Vice President Joe Biden made his case for the foreign aid plan in a January New York Times op-ed piece, saying U.S. assistance and political will could, over time, help make Central America the “next great success story of the Western Hemisphere.” The New York Times editorial board followed up with its own endorsement. But some lawmakers, including Democrats, have spoken out against the funding measures, saying the U.S.’ previous foreign aid programs in Central America haven’t helped.

“We’ve spent billions of dollars there over two decades,” said Vermont Sen. Patrick Leahy in Tuesday’s hearing on the State Department budget, according to the Los Angeles Times. “And we’ve seen conditions get worse in Honduras, Guatemala, El Salvador.”

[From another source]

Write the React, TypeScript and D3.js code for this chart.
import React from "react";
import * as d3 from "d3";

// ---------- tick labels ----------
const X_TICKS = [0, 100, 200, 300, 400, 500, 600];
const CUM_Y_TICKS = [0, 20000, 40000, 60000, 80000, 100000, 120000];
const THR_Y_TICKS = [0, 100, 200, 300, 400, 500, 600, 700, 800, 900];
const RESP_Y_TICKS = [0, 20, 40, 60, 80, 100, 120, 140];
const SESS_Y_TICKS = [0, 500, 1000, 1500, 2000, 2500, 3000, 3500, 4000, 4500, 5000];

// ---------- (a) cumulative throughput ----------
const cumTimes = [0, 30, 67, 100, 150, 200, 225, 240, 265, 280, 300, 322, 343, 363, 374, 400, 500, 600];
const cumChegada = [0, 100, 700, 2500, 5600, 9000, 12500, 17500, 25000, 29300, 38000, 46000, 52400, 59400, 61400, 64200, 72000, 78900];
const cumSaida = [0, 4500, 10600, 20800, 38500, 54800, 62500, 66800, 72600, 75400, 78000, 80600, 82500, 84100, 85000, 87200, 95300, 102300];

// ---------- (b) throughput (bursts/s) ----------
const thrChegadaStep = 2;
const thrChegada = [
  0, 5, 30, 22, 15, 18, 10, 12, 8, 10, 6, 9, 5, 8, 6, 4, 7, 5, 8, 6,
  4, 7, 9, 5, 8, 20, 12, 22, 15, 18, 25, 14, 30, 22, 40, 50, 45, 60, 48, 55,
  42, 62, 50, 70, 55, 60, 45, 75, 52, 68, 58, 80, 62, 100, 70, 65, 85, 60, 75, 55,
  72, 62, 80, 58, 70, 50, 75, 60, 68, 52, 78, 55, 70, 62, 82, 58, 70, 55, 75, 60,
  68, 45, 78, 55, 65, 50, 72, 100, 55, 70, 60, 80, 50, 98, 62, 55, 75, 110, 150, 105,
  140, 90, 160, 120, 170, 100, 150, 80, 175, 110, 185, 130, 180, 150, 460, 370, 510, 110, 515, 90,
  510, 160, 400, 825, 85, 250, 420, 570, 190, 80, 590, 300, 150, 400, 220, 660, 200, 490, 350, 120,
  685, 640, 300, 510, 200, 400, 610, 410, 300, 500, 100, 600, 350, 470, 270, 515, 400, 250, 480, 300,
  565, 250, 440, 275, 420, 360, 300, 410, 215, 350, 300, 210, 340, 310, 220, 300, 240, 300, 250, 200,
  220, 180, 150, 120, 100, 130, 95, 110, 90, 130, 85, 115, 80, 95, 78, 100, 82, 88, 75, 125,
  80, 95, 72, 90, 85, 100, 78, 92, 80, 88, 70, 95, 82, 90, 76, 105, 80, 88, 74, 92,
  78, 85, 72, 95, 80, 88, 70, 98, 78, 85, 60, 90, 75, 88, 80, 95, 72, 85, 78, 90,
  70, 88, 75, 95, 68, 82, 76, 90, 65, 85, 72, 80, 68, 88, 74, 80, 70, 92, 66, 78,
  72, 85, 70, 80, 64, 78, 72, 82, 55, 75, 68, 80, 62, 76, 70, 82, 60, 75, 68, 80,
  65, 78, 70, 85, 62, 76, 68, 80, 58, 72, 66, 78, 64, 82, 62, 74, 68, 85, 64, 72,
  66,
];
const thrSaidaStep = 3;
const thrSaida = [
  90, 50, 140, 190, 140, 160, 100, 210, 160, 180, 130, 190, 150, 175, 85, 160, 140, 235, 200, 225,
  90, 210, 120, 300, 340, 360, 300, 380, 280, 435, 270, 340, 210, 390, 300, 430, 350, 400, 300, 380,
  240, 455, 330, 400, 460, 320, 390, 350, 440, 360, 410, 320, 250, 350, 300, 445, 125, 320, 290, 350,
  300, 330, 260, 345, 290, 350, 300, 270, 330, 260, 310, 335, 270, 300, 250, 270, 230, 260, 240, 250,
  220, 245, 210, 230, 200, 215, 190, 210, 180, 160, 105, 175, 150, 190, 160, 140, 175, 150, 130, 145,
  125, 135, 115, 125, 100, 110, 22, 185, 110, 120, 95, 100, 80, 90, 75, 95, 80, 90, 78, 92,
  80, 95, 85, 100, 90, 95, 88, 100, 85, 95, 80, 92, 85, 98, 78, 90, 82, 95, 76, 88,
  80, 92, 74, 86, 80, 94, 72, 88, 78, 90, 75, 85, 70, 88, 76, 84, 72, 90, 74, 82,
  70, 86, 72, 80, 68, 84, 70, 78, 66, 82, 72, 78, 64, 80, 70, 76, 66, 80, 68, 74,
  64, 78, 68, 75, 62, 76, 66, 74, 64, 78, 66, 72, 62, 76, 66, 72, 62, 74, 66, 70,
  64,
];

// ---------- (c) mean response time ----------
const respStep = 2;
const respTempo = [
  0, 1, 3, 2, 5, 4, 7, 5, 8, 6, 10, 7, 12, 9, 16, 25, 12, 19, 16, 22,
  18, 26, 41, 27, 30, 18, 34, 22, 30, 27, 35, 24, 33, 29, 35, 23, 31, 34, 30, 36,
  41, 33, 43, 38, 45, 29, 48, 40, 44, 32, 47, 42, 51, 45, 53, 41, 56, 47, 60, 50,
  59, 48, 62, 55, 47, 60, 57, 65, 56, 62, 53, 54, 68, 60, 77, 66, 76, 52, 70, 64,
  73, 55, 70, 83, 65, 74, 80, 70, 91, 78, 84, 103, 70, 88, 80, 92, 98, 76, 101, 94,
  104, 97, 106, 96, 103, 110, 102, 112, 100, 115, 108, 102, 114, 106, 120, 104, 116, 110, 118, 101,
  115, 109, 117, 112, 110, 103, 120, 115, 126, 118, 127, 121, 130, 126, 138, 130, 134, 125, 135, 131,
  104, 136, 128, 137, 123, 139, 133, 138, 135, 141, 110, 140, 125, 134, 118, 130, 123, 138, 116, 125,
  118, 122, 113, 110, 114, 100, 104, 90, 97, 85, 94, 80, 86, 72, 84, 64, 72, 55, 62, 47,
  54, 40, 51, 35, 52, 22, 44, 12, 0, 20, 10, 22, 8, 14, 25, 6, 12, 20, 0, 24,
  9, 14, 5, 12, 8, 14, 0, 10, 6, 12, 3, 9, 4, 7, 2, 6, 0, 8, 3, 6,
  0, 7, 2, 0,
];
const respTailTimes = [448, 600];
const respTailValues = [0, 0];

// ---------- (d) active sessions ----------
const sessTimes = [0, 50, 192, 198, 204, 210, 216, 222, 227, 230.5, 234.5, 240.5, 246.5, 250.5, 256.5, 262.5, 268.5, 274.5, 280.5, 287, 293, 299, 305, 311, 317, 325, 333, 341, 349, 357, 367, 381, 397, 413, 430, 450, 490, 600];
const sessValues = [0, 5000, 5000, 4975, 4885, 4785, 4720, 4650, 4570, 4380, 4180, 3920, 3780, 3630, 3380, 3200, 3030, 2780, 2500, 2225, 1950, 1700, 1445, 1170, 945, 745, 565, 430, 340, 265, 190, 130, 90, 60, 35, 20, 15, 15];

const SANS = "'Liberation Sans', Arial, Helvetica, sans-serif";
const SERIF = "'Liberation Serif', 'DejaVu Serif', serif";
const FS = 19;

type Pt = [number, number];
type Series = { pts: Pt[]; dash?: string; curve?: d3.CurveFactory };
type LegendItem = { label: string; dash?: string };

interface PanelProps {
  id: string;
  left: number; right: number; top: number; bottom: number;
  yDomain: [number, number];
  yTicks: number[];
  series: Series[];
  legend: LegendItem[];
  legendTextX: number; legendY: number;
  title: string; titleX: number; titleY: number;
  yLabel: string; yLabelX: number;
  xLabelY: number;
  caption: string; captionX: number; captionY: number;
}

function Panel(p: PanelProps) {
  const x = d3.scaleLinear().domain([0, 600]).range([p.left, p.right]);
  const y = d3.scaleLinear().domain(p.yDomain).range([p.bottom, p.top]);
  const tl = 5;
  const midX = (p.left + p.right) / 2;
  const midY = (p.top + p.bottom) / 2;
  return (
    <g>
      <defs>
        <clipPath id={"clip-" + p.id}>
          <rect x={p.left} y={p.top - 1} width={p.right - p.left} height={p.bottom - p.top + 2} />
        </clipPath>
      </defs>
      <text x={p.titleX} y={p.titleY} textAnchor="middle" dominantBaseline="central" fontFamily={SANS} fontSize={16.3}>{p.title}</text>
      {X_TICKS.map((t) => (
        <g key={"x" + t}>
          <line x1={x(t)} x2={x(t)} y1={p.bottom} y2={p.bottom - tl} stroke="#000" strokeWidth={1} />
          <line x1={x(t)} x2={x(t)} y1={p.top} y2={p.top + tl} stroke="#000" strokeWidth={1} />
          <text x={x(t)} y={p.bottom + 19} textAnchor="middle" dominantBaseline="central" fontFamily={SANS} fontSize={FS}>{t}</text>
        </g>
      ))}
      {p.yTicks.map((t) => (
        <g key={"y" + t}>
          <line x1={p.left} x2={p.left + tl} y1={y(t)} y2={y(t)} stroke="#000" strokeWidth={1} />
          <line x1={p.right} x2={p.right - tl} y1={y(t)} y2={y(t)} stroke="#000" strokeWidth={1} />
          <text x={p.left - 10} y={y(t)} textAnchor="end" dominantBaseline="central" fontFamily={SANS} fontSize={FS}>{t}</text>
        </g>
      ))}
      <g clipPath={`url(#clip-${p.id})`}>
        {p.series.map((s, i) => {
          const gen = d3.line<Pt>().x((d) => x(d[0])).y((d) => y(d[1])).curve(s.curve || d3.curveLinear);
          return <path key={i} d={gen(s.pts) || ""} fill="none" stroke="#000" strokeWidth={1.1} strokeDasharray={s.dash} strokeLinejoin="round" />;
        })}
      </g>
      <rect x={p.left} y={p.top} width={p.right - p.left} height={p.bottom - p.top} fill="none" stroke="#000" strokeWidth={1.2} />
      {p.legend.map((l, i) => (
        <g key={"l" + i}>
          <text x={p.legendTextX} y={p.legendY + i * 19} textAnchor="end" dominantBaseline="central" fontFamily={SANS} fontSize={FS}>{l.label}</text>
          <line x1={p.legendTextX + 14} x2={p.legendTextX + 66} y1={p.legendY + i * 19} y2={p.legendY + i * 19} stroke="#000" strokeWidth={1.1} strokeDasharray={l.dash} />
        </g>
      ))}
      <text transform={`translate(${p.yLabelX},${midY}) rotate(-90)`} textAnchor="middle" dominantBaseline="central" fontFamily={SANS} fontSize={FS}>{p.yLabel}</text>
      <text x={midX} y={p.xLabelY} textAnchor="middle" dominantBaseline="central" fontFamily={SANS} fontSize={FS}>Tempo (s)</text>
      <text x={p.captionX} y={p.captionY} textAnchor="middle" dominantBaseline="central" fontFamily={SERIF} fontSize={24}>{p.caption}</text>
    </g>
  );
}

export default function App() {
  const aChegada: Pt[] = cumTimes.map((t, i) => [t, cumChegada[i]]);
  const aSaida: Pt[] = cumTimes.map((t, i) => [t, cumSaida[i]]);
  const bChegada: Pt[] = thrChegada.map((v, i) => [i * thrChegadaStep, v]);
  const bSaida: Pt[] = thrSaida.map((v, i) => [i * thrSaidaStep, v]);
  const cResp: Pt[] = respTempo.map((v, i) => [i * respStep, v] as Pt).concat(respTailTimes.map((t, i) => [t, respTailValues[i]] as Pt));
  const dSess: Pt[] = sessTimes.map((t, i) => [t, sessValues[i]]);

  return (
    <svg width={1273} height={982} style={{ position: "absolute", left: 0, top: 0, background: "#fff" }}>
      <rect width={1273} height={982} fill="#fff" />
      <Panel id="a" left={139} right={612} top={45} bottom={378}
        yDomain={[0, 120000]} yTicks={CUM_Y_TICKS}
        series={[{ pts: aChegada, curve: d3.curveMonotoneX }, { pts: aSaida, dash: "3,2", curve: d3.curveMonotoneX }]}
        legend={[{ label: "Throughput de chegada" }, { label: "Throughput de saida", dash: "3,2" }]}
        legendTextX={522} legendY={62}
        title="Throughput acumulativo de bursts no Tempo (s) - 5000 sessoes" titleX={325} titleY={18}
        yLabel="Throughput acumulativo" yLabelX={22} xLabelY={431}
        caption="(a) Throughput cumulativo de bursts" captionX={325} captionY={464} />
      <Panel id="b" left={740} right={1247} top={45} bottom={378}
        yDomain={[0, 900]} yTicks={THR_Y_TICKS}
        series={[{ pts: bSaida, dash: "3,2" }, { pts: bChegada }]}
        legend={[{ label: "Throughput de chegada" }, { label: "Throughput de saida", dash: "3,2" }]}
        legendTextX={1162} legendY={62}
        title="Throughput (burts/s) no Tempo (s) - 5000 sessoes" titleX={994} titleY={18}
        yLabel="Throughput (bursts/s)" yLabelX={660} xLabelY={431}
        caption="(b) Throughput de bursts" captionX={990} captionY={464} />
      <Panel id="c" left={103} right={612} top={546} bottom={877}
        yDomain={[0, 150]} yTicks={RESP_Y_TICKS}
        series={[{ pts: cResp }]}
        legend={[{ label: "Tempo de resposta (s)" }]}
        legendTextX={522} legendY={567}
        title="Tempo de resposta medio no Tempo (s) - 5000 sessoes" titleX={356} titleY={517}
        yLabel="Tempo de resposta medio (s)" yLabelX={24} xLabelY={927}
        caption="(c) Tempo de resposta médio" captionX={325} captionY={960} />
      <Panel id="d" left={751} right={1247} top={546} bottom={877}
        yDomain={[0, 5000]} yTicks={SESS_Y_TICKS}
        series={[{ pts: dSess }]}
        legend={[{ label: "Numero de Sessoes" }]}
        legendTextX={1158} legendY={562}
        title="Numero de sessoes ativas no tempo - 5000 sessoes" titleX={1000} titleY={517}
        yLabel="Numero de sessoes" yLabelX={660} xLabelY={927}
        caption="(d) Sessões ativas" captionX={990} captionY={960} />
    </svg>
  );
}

It remains to be seen if the U.S. aid program will bear much fruit, but for now, there are no signs that the Central American migration crisis is waning. The U.S. may see a drop in border crossings, but part of that also is due to the fact that many migrants are simply not making it that far. Under Mexico’s Southern Border Plan, launched last summer, officials have been amplifying security at border checkpoints and targeting transportation routes that migrants had been using to make the trip north to the U.S., including the infamous “La Bestia” (The Beast) train line. This aggressive security plan contributed to more than 104,000 deportations of Central Americans from January-November 2014, a 53.3 percent increase from the year before.